August was an extraordinarily busy month. Loan pricing volume exploded, and we bid $185MM throughout the month. Eight separate clients were represented in these sales and 38 of 42 sale offerings closed, resulting in a trade rate of 90.5%. This is a fantastic number well above the market rate. We expect increasing volatility in this area, especially with such a heavy slate of hospitality on the calendar. As we’ve noted in previous Snapshots, we’re executing exposure reduction strategies, where the objective is to selectively trim exposure within a pre-defined budget.
Although busy, the market has remained relatively stable. The month was notable for the continuation of existing trends rather than big positive or negative surprises. Trends discussed in prior snapshots include:
- Very strong investor interest and activity. 100-200 investor NDAs is common for any given deal. Exceptions have been at the high end; a large hotel portfolio saw a whopping 289 investor ND As!

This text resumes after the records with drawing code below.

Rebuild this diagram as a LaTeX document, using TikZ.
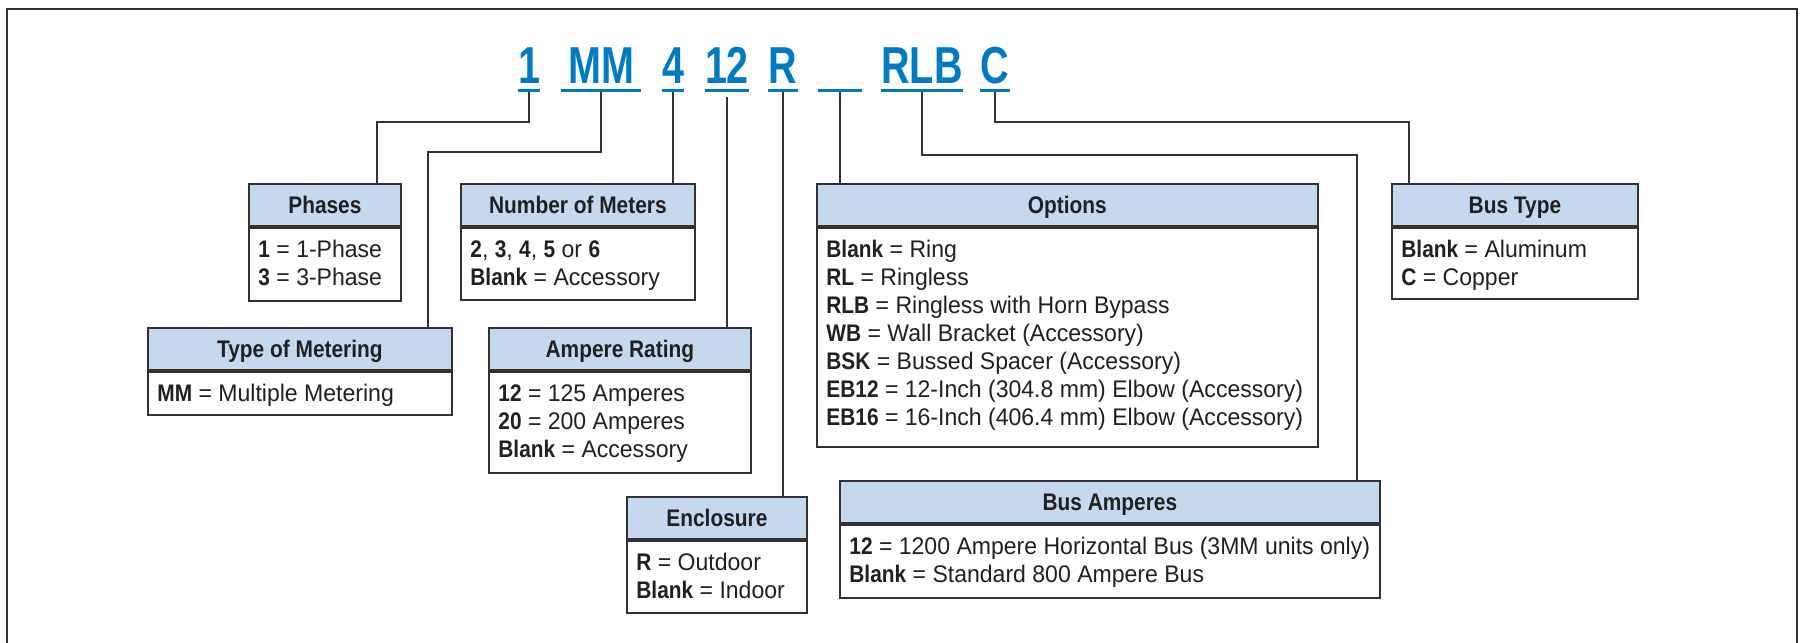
\documentclass[tikz,border=0pt]{standalone}
\usepackage{fontspec}
\setmainfont{Liberation Sans}[UprightFeatures={FakeStretch=0.96},BoldFeatures={FakeStretch=0.87}]
\newfontfamily\codefont{Liberation Sans}[FakeStretch=0.76]
\usetikzlibrary{calc}
\definecolor{codeblue}{RGB}{0,122,195}
\definecolor{hdrfill}{RGB}{198,216,239}
\definecolor{linegray}{RGB}{50,50,50}
\definecolor{ink}{RGB}{35,31,32}
\newcommand{\boxlines}[2]{%
  \foreach \myline [count=\idx] in {#2} {
    \node[btxt] (#1-\idx) at ($(#1.north west)+(10,{31+28*(\idx-1)})$) {\myline};
  }}
\begin{document}
\begin{tikzpicture}[x=0.5pt,y=-0.5pt,
  frame/.style={draw=linegray,line width=0.9pt},
  conn/.style={draw=linegray,line width=0.75pt},
  hdr/.style={draw=linegray,line width=0.9pt,fill=hdrfill,anchor=north west,minimum height=21pt,
    inner sep=0pt,text height=8.6pt,text depth=0pt,font=\fontsize{12pt}{14pt}\selectfont\bfseries,text=ink},
  bodybox/.style={draw=linegray,line width=0.9pt,fill=white,anchor=north,inner sep=0pt},
  btxt/.style={anchor=base west,inner sep=0pt,font=\fontsize{12pt}{14pt}\selectfont,text=ink},
  code/.style={anchor=base,inner sep=0pt,font=\codefont\fontsize{26pt}{28pt}\selectfont\bfseries,text=codeblue},
  uline/.style={draw=codeblue,line width=1.5pt}]
\useasboundingbox (0,0) rectangle (1806,643);
% outer frame (open at the bottom)
\draw[frame] (7,650) -- (7,9) -- (1797,9) -- (1797,650);

% model code
\node[code,minimum width=10.5pt] (c1) at (529,83) {1};
\node[code,minimum width=40pt] (c2) at (601,83) {MM};
\node[code,minimum width=10.5pt] (c3) at (673,83) {4};
\node[code,minimum width=21.5pt] (c4) at (727,83) {12};
\node[code,minimum width=13.5pt] (c5) at (783,83) {R};
\node[code,minimum width=21.5pt] (c6) at (840,83) {};
\node[code,minimum width=38.5pt] (c7) at (922,83) {RLB};
\node[code,minimum width=13.5pt] (c8) at (995,83) {C};
\foreach \c in {c1,c2,c3,c4,c5,c6,c7,c8}
  \draw[uline] ([yshift=-3.5pt]\c.base west) -- ([yshift=-3.5pt]\c.base east);

% boxes
\node[hdr,minimum width=76pt] (ph) at (248,183) {Phases};
\node[bodybox,minimum width=76pt,minimum height=36.5pt] (phB) at (ph.south) {};
\boxlines{phB}{{\textbf{1} = 1-Phase},{\textbf{3} = 3-Phase}}

\node[hdr,minimum width=117pt] (nm) at (460,183) {Number of Meters};
\node[bodybox,minimum width=117pt,minimum height=36pt] (nmB) at (nm.south) {};
\boxlines{nmB}{{\textbf{2}, \textbf{3}, \textbf{4}, \textbf{5} or \textbf{6}},{\textbf{Blank} = Accessory}}

\node[hdr,minimum width=152pt] (tm) at (147,327) {Type of Metering};
\node[bodybox,minimum width=152pt,minimum height=21.5pt] (tmB) at (tm.south) {};
\boxlines{tmB}{{\textbf{MM} = Multiple Metering}}

\node[hdr,minimum width=131pt] (ar) at (488,327) {Ampere Rating};
\node[bodybox,minimum width=131pt,minimum height=50.5pt] (arB) at (ar.south) {};
\boxlines{arB}{{\textbf{12} = 125 Amperes},{\textbf{20} = 200 Amperes},{\textbf{Blank} = Accessory}}

\node[hdr,minimum width=90pt] (en) at (626,496) {Enclosure};
\node[bodybox,minimum width=90pt,minimum height=36pt] (enB) at (en.south) {};
\boxlines{enB}{{\textbf{R} = Outdoor},{\textbf{Blank} = Indoor}}

\node[hdr,minimum width=250.5pt] (op) at (816,183) {Options};
\node[bodybox,minimum width=250.5pt,minimum height=109.5pt] (opB) at (op.south) {};
\boxlines{opB}{{\textbf{Blank} = Ring},{\textbf{RL} = Ringless},{\textbf{RLB} = Ringless with Horn Bypass},{\textbf{WB} = Wall Bracket (Accessory)},{\textbf{BSK} = Bussed Spacer (Accessory)},{\textbf{EB12} = 12-Inch (304.8 mm) Elbow (Accessory)},{\textbf{EB16} = 16-Inch (406.4 mm) Elbow (Accessory)}}

\node[hdr,minimum width=270pt] (ba) at (839,480) {Bus Amperes};
\node[bodybox,minimum width=270pt,minimum height=36.5pt] (baB) at (ba.south) {};
\boxlines{baB}{{\textbf{12} = 1200 Ampere Horizontal Bus (3MM units only)},{\textbf{Blank} = Standard 800 Ampere Bus}}

\node[hdr,minimum width=123pt] (bt) at (1391,183) {Bus Type};
\node[bodybox,minimum width=123pt,minimum height=35.5pt] (btB) at (bt.south) {};
\boxlines{btB}{{\textbf{Blank} = Aluminum},{\textbf{C} = Copper}}

% connectors
\coordinate (k1) at (377,122);
\coordinate (k2) at (428,152);
\coordinate (k7) at (1357,155);
\coordinate (k8) at (1409,122);
\draw[conn] ([yshift=-4.5pt]c1.base) |- (k1) -- (k1 |- ph.north);
\draw[conn] ([yshift=-4.5pt]c2.base) |- (k2) -- (k2 |- tm.north);
\draw[conn] ([yshift=-4.5pt]c3.base) -- (c3.base |- nm.north);
\draw[conn] ([yshift=-7pt]c4.base) -- (c4.base |- ar.north);
\draw[conn] ([yshift=-4.5pt]c5.base) -- (c5.base |- en.north);
\draw[conn] ([yshift=-4.5pt]c6.base) -- (c6.base |- op.north);
\draw[conn] ([yshift=-4.5pt]c7.base) |- (k7) -- (k7 |- ba.north);
\draw[conn] ([yshift=-4.5pt]c8.base) |- (k8) -- (k8 |- bt.north);
\end{tikzpicture}
\end{document}
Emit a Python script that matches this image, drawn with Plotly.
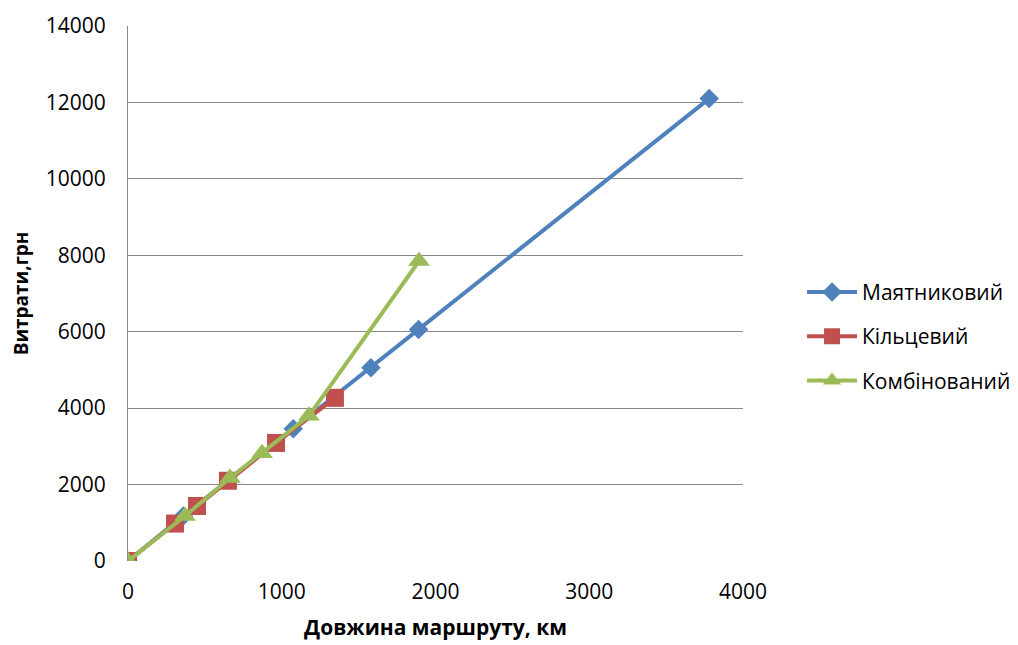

- Investor registrations continue at a rapid pace. We are constantly augmenting our large buy-side database with advertising and direct calling and these efforts are bearing fruit. For example, our large volume of hospitality and healthcare loan sale offerings has attracted interest from sector specialists, including finance companies, private equity, and owner operators. Similarly, our large volume of NYC offerings has resulted in a spike in registrations from the NYC metro area.
- The number of bids per deal remains high. We are seeing a large spread throughout the field of bidders, but the spread is narrowing. We’ll continue to watch this over the coming months. Based on August bids, I suspect that investors at the low end of the range are listening to the Traders and either increasing their numbers, or not bidding. This is a healthy sign. Everyone likes to see strong participation, but we don’t want to waste anyone’s time. It’s pointless to bid if you’re 20 points off the market.
- Hospitality sector exposure reduction. We’ve been in market with ~ $300MM and collected lots of data. While the primary origination market remains “no bid,” the secondary market is quite active. So, why and how is this possible? One way to think of it is that the primary market is like a light switch. Most banks and CMBS lenders are not lending on hotels, so the switch is off. On the other hand, the secondary market is like a dimmer switch. Nobody is buying at par, but what about 95%, 90%, 85%? At some price/yield point, the liquidity flows in, and this is exactly what we are experiencing. So, you might not love the price, nobody likes to sell loans below par, but you will find liquidity. Further, with access to hundreds of investors, you can be assured that you are receiving a true market price rather than being backed into a corner by one opportunistic investor.
- Small balance credits. We mentioned last month that numerous clients are seeing increasing referrals into special assets. These small credits consume a disproportionate amount of resources relative to their potential recovery dollars and several clients decided to exit in order to free up resources. We’ve done a series of sales and share some observations with the last sale below:
- Pricing smashed expectations, exceeded the reserve price by 25%! We attribute this in part to continuing demand-supply imbalance in the small balance commercial credit secondary market.
- Strong investor interest. 167 investor NDA’s executed to view the portfolio, and 12 final bids. Note that a final bid is just that, final, due diligence completed with no contingencies.
- Strong bids across the field. This was perhaps the most encouraging statistic. A majority exceeded reserve and any one of the top five would have been deemed an eye-popping number.